Return the material word for word. Do not include the pictures.

+--

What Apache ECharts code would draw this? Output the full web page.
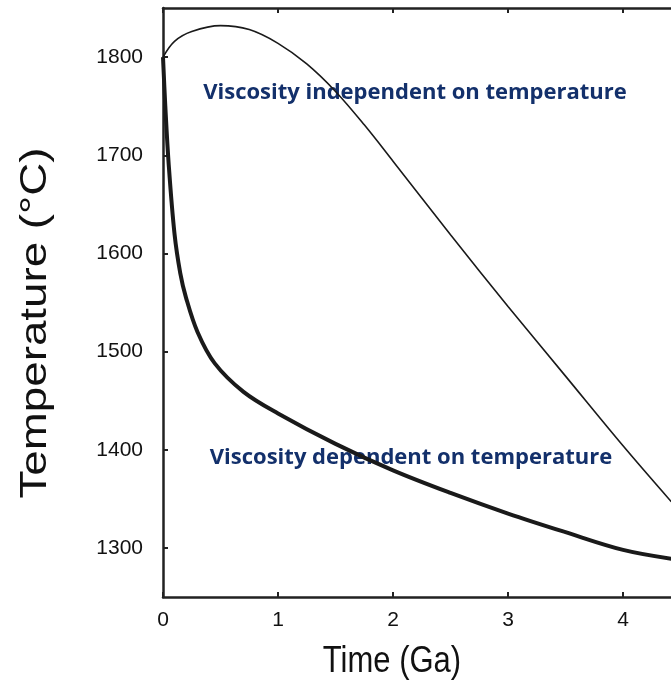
<!DOCTYPE html>
<html>
<head>
<meta charset="utf-8">
<script src="https://cdn.jsdelivr.net/npm/echarts@6/dist/echarts.min.js"></script>
<style>
  html, body { margin: 0; padding: 0; background: #fff; }
  #chart { width: 671px; height: 690px; }
</style>
</head>
<body>
<div id="chart"></div>
<script>
// time in Ga
var indepTime = [0, 0.1, 0.25, 0.5, 0.75, 1.0, 1.25, 1.5, 1.75, 2.0, 2.5, 3.0, 3.5, 4.0, 4.42];
var indepTemp = [1800, 1816, 1826, 1832, 1828, 1814, 1793, 1765, 1731, 1694, 1619, 1546, 1475, 1404, 1347];

var depTime = [0, 0.02, 0.05, 0.1, 0.15, 0.2, 0.3, 0.45, 0.7, 1.0, 1.5, 2.0, 2.5, 3.0, 3.5, 4.0, 4.42];
var depTemp = [1800, 1750, 1690, 1620, 1580, 1555, 1520, 1488, 1459, 1437, 1406, 1379, 1356, 1335, 1316, 1298, 1289];

var xTicks = [0, 1, 2, 3, 4];
var yTicks = [1300, 1400, 1500, 1600, 1700, 1800];

function pairs(xs, ys) {
  return xs.map(function (x, i) { return [x, ys[i]]; });
}

var chart = echarts.init(document.getElementById('chart'));
var font = '"Liberation Sans", Arial, sans-serif';
var noteFont = 'bold 22px "Open Sans", Lato, sans-serif';
var axisCol = '#222';

chart.setOption({
  animation: false,
  grid: { left: 163, top: 8, right: 0, bottom: 93 },
  xAxis: [{
    type: 'value',
    min: 0,
    max: 4.417,
    axisLine: { show: true, lineStyle: { color: axisCol, width: 2.5 } },
    axisTick: { show: true, inside: true, length: 5, lineStyle: { color: axisCol, width: 2 }, customValues: xTicks },
    axisLabel: { fontFamily: font, fontSize: 21, color: '#111', margin: 13, customValues: xTicks },
    splitLine: { show: false }
  }, {
    type: 'value',
    position: 'top',
    min: 0,
    max: 4.417,
    axisLine: { show: true, lineStyle: { color: axisCol, width: 2.5 } },
    axisTick: { show: true, inside: true, length: 5, lineStyle: { color: axisCol, width: 2 }, customValues: xTicks },
    axisLabel: { show: false },
    splitLine: { show: false }
  }],
  yAxis: {
    type: 'value',
    min: 1250,
    max: 1850,
    axisLine: { show: true, lineStyle: { color: axisCol, width: 2.5 } },
    axisTick: { show: true, inside: true, length: 5, lineStyle: { color: axisCol, width: 2 }, customValues: yTicks },
    axisLabel: {
      fontFamily: font, fontSize: 21, color: '#111', margin: 20, customValues: yTicks,
      formatter: function (v) { return String(v); }
    },
    splitLine: { show: false }
  },
  series: [{
    name: 'independent',
    type: 'line',
    smooth: 0.35,
    symbol: 'none',
    data: pairs(indepTime, indepTemp),
    lineStyle: { color: '#1a1a1a', width: 1.6 }
  }, {
    name: 'dependent',
    type: 'line',
    smooth: 0.35,
    symbol: 'none',
    data: pairs(depTime, depTemp),
    lineStyle: { color: '#1a1a1a', width: 4 }
  }],
  graphic: [{
    // axis titles, stretched vertically like the source figure
    type: 'text',
    x: 36,
    y: 323,
    rotation: Math.PI / 2,
    scaleX: 1.27,
    style: {
      text: 'Temperature (\u00B0C)',
      font: '36px "Liberation Sans", Arial, sans-serif',
      fill: '#111',
      align: 'center',
      verticalAlign: 'middle'
    }
  }, {
    type: 'text',
    x: 392,
    y: 662,
    scaleY: 1.2,
    style: {
      text: 'Time (Ga)',
      font: '31px "Liberation Sans", Arial, sans-serif',
      fill: '#111',
      align: 'center',
      verticalAlign: 'middle'
    }
  }, {
    type: 'text',
    x: 415,
    y: 93,
    style: { text: 'Viscosity independent on temperature', font: noteFont, fill: '#13306b', align: 'center', verticalAlign: 'middle' }
  }, {
    type: 'text',
    x: 411,
    y: 458,
    style: { text: 'Viscosity dependent on temperature', font: noteFont, fill: '#13306b', align: 'center', verticalAlign: 'middle' }
  }]
});
</script>
</body>
</html>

+--

TASK ANSWER:
What Apache ECharts code would draw this? Output the full web page.
<!DOCTYPE html>
<html>
<head>
<meta charset="utf-8">
<script src="https://cdn.jsdelivr.net/npm/echarts@6/dist/echarts.min.js"></script>
<style>
  html, body { margin: 0; padding: 0; background: #fff; }
  #chart { width: 671px; height: 690px; }
</style>
</head>
<body>
<div id="chart"></div>
<script>
// time in Ga
var indepTime = [0, 0.1, 0.25, 0.5, 0.75, 1.0, 1.25, 1.5, 1.75, 2.0, 2.5, 3.0, 3.5, 4.0, 4.42];
var indepTemp = [1800, 1816, 1826, 1832, 1828, 1814, 1793, 1765, 1731, 1694, 1619, 1546, 1475, 1404, 1347];

var depTime = [0, 0.02, 0.05, 0.1, 0.15, 0.2, 0.3, 0.45, 0.7, 1.0, 1.5, 2.0, 2.5, 3.0, 3.5, 4.0, 4.42];
var depTemp = [1800, 1750, 1690, 1620, 1580, 1555, 1520, 1488, 1459, 1437, 1406, 1379, 1356, 1335, 1316, 1298, 1289];

var xTicks = [0, 1, 2, 3, 4];
var yTicks = [1300, 1400, 1500, 1600, 1700, 1800];

function pairs(xs, ys) {
  return xs.map(function (x, i) { return [x, ys[i]]; });
}

var chart = echarts.init(document.getElementById('chart'));
var font = '"Liberation Sans", Arial, sans-serif';
var noteFont = 'bold 22px "Open Sans", Lato, sans-serif';
var axisCol = '#222';

chart.setOption({
  animation: false,
  grid: { left: 163, top: 8, right: 0, bottom: 93 },
  xAxis: [{
    type: 'value',
    min: 0,
    max: 4.417,
    axisLine: { show: true, lineStyle: { color: axisCol, width: 2.5 } },
    axisTick: { show: true, inside: true, length: 5, lineStyle: { color: axisCol, width: 2 }, customValues: xTicks },
    axisLabel: { fontFamily: font, fontSize: 21, color: '#111', margin: 13, customValues: xTicks },
    splitLine: { show: false }
  }, {
    type: 'value',
    position: 'top',
    min: 0,
    max: 4.417,
    axisLine: { show: true, lineStyle: { color: axisCol, width: 2.5 } },
    axisTick: { show: true, inside: true, length: 5, lineStyle: { color: axisCol, width: 2 }, customValues: xTicks },
    axisLabel: { show: false },
    splitLine: { show: false }
  }],
  yAxis: {
    type: 'value',
    min: 1250,
    max: 1850,
    axisLine: { show: true, lineStyle: { color: axisCol, width: 2.5 } },
    axisTick: { show: true, inside: true, length: 5, lineStyle: { color: axisCol, width: 2 }, customValues: yTicks },
    axisLabel: {
      fontFamily: font, fontSize: 21, color: '#111', margin: 20, customValues: yTicks,
      formatter: function (v) { return String(v); }
    },
    splitLine: { show: false }
  },
  series: [{
    name: 'independent',
    type: 'line',
    smooth: 0.35,
    symbol: 'none',
    data: pairs(indepTime, indepTemp),
    lineStyle: { color: '#1a1a1a', width: 1.6 }
  }, {
    name: 'dependent',
    type: 'line',
    smooth: 0.35,
    symbol: 'none',
    data: pairs(depTime, depTemp),
    lineStyle: { color: '#1a1a1a', width: 4 }
  }],
  graphic: [{
    // axis titles, stretched vertically like the source figure
    type: 'text',
    x: 36,
    y: 323,
    rotation: Math.PI / 2,
    scaleX: 1.27,
    style: {
      text: 'Temperature (\u00B0C)',
      font: '36px "Liberation Sans", Arial, sans-serif',
      fill: '#111',
      align: 'center',
      verticalAlign: 'middle'
    }
  }, {
    type: 'text',
    x: 392,
    y: 662,
    scaleY: 1.2,
    style: {
      text: 'Time (Ga)',
      font: '31px "Liberation Sans", Arial, sans-serif',
      fill: '#111',
      align: 'center',
      verticalAlign: 'middle'
    }
  }, {
    type: 'text',
    x: 415,
    y: 93,
    style: { text: 'Viscosity independent on temperature', font: noteFont, fill: '#13306b', align: 'center', verticalAlign: 'middle' }
  }, {
    type: 'text',
    x: 411,
    y: 458,
    style: { text: 'Viscosity dependent on temperature', font: noteFont, fill: '#13306b', align: 'center', verticalAlign: 'middle' }
  }]
});
</script>
</body>
</html>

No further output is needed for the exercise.